In a statement released by Laolu Akande, Senior Special Assistant to the President on Media & Publicity, Office of the Vice President, the Vice President position was that the current Naira exchange rate benefits only those who are able to access the US Dollar at N410, “some of who simply turn round and sell to the parallel market at N570. It is stopping this huge arbitrage of over N160 per dollar that the Vice President was talking about. Such a massive difference discourages doing proper business, when selling the dollar can bring in 40% profit!,” the statement reads.

It continues “This was why the Vice President called for measures that would increase the supply of foreign exchange in the market rather than simply managing demand, which opens up irresistible opportunities for arbitrage and corruption.
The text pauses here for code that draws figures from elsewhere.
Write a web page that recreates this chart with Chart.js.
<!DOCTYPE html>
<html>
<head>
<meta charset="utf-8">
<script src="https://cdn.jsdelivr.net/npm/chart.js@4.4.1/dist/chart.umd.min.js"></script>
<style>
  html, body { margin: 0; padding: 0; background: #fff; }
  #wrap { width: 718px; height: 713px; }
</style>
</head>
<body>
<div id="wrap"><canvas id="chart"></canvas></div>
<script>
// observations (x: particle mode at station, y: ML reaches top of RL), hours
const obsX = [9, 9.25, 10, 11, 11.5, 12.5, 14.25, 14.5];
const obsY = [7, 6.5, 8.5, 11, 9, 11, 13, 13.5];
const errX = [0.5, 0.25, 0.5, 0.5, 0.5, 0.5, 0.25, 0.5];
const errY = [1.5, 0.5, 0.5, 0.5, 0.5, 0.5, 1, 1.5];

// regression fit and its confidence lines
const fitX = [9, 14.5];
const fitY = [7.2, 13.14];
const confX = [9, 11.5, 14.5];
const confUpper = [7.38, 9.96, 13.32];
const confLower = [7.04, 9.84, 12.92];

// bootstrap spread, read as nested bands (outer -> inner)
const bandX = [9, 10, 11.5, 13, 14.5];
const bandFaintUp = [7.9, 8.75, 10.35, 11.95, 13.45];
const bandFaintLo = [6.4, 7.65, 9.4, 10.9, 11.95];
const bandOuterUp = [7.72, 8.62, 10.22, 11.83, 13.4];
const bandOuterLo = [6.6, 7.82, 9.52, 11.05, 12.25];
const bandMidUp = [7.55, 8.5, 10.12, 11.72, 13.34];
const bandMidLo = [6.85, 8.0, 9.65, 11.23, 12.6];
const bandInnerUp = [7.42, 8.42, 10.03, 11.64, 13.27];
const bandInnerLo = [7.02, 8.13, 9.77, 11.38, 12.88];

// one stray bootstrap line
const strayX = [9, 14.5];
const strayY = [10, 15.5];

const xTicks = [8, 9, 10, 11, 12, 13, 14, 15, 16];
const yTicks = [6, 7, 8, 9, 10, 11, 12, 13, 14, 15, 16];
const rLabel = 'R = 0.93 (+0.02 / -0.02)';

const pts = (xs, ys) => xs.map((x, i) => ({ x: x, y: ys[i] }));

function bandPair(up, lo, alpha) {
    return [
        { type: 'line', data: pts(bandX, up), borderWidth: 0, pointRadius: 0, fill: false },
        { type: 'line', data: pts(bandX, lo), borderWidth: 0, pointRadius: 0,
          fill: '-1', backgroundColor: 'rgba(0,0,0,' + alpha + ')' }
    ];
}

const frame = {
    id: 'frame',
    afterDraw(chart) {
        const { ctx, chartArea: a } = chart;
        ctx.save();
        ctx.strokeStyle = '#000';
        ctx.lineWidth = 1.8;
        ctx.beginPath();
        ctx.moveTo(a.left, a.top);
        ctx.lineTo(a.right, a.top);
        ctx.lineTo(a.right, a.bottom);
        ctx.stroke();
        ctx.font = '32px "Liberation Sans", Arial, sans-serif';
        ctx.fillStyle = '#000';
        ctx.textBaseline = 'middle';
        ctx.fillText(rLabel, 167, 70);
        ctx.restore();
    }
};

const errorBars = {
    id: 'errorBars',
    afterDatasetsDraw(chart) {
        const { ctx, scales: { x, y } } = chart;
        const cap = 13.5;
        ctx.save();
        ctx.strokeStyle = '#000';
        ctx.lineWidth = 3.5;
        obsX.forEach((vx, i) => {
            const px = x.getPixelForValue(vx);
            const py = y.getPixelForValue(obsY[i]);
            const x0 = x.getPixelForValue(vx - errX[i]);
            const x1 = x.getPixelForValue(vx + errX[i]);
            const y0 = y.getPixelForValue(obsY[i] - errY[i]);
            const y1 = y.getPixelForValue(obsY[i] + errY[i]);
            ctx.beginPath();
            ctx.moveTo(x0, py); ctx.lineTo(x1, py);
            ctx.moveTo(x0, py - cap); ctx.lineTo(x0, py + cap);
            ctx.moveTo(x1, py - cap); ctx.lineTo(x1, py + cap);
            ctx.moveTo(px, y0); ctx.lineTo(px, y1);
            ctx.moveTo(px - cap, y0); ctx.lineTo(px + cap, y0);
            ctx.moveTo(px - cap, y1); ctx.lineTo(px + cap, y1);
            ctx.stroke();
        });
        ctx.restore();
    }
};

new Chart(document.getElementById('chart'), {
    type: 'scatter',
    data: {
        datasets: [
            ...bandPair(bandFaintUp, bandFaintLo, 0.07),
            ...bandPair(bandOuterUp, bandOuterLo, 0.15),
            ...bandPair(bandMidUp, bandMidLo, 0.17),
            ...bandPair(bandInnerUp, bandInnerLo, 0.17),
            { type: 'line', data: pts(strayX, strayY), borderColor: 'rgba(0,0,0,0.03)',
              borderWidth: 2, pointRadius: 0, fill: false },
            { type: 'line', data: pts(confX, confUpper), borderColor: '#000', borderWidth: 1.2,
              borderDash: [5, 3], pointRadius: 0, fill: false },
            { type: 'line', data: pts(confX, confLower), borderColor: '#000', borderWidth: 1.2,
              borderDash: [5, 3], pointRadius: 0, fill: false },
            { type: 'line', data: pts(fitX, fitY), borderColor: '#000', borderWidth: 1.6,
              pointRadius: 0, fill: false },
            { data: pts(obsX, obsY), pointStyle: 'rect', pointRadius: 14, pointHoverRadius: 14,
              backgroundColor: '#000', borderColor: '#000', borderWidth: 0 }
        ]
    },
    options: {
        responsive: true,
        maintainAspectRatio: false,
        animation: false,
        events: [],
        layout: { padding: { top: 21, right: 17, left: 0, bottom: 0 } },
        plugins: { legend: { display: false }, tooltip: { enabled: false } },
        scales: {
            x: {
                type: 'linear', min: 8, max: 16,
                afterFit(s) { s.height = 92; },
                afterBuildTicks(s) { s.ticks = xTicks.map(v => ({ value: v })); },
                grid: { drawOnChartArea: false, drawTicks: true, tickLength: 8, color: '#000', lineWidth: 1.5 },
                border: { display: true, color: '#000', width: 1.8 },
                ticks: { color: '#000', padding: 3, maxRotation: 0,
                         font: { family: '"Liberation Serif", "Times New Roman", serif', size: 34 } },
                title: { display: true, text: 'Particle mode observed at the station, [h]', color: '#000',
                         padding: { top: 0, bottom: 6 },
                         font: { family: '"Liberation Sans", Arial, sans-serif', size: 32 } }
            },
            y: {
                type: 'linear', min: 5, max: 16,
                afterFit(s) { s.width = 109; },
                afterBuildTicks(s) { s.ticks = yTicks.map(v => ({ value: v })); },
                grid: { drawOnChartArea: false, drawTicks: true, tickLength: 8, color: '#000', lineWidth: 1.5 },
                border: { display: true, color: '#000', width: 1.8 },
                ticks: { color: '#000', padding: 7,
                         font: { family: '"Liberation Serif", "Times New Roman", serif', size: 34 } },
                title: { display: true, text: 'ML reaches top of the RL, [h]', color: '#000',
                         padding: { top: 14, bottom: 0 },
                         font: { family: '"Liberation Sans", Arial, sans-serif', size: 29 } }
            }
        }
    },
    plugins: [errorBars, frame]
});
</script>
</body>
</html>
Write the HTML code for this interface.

“It is a well known fact that foreign investors and exporters have been complaining that they could not bring foreign exchange in at N410 and then have to purchase foreign exchange in the parallel market at N570 to meet their various needs on account of unavailability of foreign exchange. Only a more market reflective exchange rate would ameliorate this. With an increase in the supply of dollars the rates will drop and the value of the Naira will improve.

“The real issue confronting the economy on this matter is how to improve the supply of foreign exchange, but this will not happen if we do not allow mechanisms like the Importers and Exporters window to work. If we allow this market mechanism to work as intended, we will find that the Naira will appreciate against the dollar as we restore confidence in the system.”